• Supplied material:
## START
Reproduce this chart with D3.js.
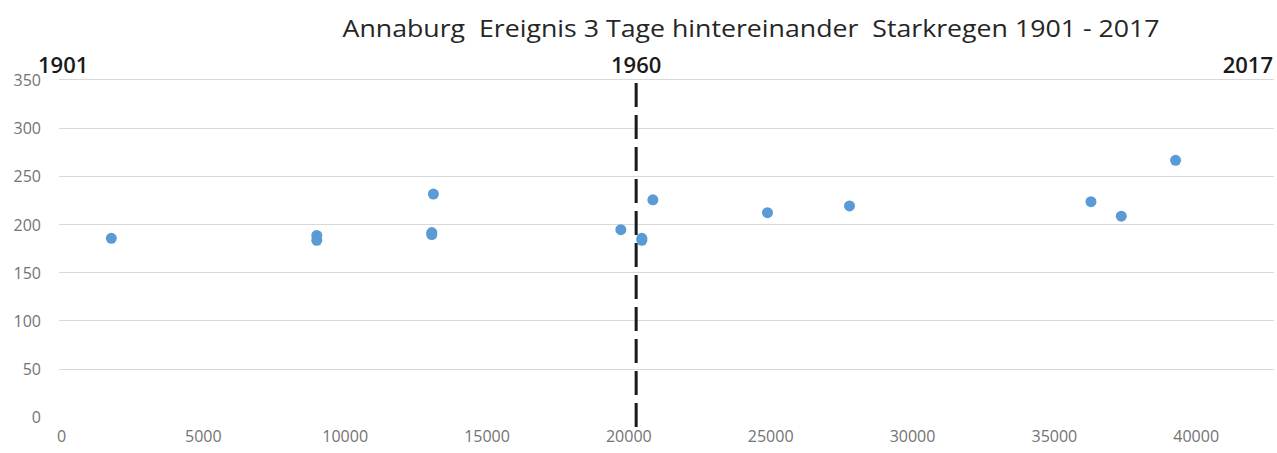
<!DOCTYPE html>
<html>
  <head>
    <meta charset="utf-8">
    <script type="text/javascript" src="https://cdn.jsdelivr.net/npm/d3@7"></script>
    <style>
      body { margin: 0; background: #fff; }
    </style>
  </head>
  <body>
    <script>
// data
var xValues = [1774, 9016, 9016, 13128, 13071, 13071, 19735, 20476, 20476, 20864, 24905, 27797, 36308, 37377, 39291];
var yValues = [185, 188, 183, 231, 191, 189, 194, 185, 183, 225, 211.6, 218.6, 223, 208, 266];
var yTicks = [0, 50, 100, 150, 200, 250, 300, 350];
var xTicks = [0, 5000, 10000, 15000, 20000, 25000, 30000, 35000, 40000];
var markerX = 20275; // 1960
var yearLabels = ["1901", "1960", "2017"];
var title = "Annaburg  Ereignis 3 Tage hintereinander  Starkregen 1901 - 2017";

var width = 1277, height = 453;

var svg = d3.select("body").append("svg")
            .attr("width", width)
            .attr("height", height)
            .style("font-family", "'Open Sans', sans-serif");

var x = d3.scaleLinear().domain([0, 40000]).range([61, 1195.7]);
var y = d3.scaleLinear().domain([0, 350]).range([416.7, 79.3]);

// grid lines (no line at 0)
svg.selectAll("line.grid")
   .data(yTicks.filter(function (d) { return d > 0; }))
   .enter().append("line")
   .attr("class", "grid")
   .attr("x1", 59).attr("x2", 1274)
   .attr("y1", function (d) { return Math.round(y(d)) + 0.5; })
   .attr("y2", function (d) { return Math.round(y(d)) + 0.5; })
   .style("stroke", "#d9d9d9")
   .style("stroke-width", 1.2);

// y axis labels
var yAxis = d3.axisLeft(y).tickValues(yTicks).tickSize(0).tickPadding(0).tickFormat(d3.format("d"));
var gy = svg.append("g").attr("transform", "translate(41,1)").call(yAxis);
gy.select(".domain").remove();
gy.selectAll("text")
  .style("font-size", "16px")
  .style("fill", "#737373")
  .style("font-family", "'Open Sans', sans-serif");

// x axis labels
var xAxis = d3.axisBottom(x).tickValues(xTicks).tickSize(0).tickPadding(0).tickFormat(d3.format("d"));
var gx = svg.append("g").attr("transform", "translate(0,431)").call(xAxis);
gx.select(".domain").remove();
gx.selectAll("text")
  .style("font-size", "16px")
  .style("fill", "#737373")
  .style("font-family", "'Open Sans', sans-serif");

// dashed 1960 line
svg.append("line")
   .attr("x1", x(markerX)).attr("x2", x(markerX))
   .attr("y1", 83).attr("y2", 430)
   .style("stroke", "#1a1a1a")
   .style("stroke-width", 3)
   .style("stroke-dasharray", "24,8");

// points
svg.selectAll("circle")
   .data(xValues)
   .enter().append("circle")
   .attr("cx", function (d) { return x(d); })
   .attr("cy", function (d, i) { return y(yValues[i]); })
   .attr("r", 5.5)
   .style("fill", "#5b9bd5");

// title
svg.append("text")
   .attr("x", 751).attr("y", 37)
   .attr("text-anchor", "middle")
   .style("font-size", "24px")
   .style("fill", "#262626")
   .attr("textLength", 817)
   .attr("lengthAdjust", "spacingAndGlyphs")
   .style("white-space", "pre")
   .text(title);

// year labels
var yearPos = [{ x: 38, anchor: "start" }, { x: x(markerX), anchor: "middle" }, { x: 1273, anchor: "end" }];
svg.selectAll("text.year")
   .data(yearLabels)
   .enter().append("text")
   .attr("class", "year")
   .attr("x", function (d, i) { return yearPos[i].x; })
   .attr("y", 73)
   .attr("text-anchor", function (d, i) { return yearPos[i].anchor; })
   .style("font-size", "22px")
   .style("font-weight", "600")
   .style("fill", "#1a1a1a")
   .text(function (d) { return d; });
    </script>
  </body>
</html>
## END
## START
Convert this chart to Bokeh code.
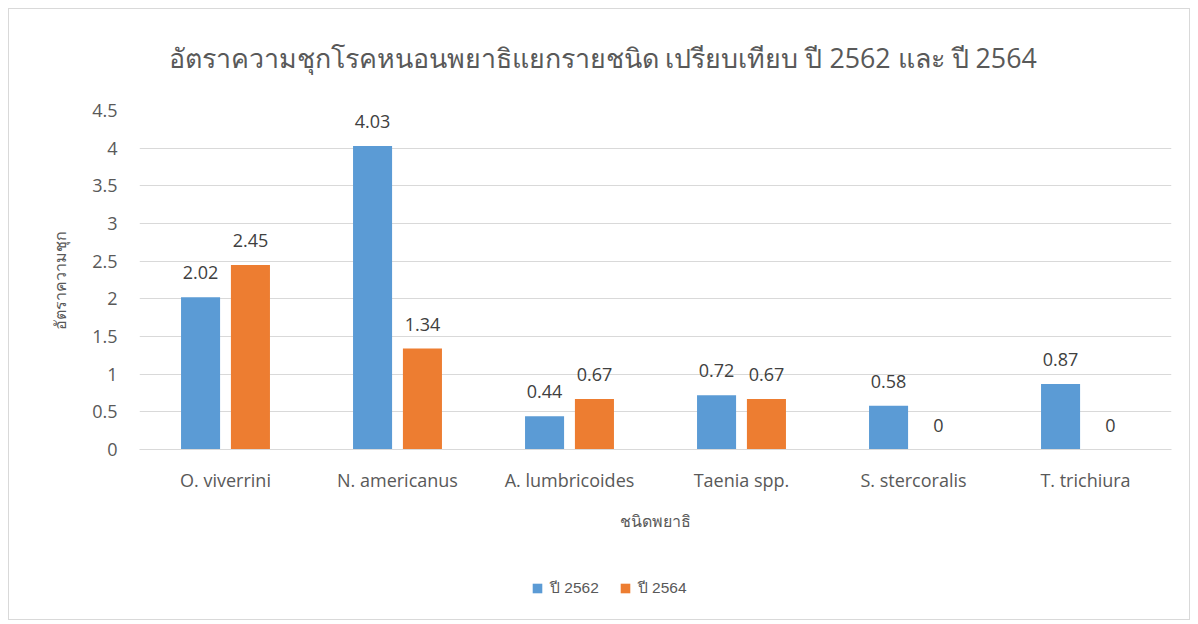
## END
• Problem to work on: Transcribe, leaving out pictures, each line from the one containing "Reproduce this chart with D3.js." through the one containing "var y = d3.scaleLinear().domain([0, 350]).range([416.7, 79.3]);".

• Problem solution:
Reproduce this chart with D3.js.
<!DOCTYPE html>
<html>
  <head>
    <meta charset="utf-8">
    <script type="text/javascript" src="https://cdn.jsdelivr.net/npm/d3@7"></script>
    <style>
      body { margin: 0; background: #fff; }
    </style>
  </head>
  <body>
    <script>
// data
var xValues = [1774, 9016, 9016, 13128, 13071, 13071, 19735, 20476, 20476, 20864, 24905, 27797, 36308, 37377, 39291];
var yValues = [185, 188, 183, 231, 191, 189, 194, 185, 183, 225, 211.6, 218.6, 223, 208, 266];
var yTicks = [0, 50, 100, 150, 200, 250, 300, 350];
var xTicks = [0, 5000, 10000, 15000, 20000, 25000, 30000, 35000, 40000];
var markerX = 20275; // 1960
var yearLabels = ["1901", "1960", "2017"];
var title = "Annaburg  Ereignis 3 Tage hintereinander  Starkregen 1901 - 2017";

var width = 1277, height = 453;

var svg = d3.select("body").append("svg")
            .attr("width", width)
            .attr("height", height)
            .style("font-family", "'Open Sans', sans-serif");

var x = d3.scaleLinear().domain([0, 40000]).range([61, 1195.7]);
var y = d3.scaleLinear().domain([0, 350]).range([416.7, 79.3]);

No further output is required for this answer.